### DATA LISTING
+---+

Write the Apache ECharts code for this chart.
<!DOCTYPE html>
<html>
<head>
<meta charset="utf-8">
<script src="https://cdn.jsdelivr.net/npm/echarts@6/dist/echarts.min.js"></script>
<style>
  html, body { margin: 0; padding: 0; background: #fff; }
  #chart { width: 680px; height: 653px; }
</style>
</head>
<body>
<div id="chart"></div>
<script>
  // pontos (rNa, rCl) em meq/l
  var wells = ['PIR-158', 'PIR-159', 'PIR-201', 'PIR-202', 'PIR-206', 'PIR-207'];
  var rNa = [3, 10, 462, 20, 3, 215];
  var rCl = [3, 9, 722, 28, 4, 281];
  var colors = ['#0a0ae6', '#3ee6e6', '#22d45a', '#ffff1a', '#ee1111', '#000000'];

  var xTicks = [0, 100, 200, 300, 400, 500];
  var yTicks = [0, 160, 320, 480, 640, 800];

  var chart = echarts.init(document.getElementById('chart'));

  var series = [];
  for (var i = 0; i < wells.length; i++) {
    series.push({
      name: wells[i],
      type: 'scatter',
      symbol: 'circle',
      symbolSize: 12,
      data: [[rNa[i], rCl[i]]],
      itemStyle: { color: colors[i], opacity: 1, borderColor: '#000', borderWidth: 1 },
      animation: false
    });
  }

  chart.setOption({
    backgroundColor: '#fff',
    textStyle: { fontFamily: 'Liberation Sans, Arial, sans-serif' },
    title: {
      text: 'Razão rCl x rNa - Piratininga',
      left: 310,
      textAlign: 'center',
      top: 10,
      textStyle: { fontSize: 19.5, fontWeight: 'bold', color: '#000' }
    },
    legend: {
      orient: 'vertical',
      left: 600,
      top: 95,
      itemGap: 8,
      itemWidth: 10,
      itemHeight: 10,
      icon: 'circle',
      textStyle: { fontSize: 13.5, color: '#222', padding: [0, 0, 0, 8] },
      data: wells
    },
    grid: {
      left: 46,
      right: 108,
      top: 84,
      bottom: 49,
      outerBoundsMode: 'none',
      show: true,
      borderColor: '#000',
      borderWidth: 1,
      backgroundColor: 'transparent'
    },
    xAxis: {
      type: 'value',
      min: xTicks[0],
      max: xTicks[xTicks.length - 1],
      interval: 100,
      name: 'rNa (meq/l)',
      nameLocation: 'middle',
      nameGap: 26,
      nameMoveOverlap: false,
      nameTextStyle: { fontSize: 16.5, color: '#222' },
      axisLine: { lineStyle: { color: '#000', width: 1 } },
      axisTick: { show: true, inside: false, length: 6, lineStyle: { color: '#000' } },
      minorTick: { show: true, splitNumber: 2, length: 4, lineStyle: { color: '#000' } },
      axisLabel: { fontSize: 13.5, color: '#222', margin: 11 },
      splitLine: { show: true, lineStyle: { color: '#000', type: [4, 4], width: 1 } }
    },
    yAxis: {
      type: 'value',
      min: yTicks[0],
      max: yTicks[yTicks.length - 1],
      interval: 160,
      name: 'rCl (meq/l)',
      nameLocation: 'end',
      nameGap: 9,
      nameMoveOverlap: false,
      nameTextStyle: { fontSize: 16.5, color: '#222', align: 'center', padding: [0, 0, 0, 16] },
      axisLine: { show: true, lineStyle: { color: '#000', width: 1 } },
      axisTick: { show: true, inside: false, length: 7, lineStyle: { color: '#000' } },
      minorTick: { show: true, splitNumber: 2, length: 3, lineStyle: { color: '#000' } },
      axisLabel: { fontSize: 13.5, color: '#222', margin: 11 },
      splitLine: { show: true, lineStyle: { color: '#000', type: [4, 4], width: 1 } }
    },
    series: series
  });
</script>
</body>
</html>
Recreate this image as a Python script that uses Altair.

+---+

### AIM OF THE EXERCISE
Using the entries above, find all lines with "this". Copy them.

### TASK ANSWER
Write the Apache ECharts code for this chart.
Recreate this image as a Python script that uses Altair.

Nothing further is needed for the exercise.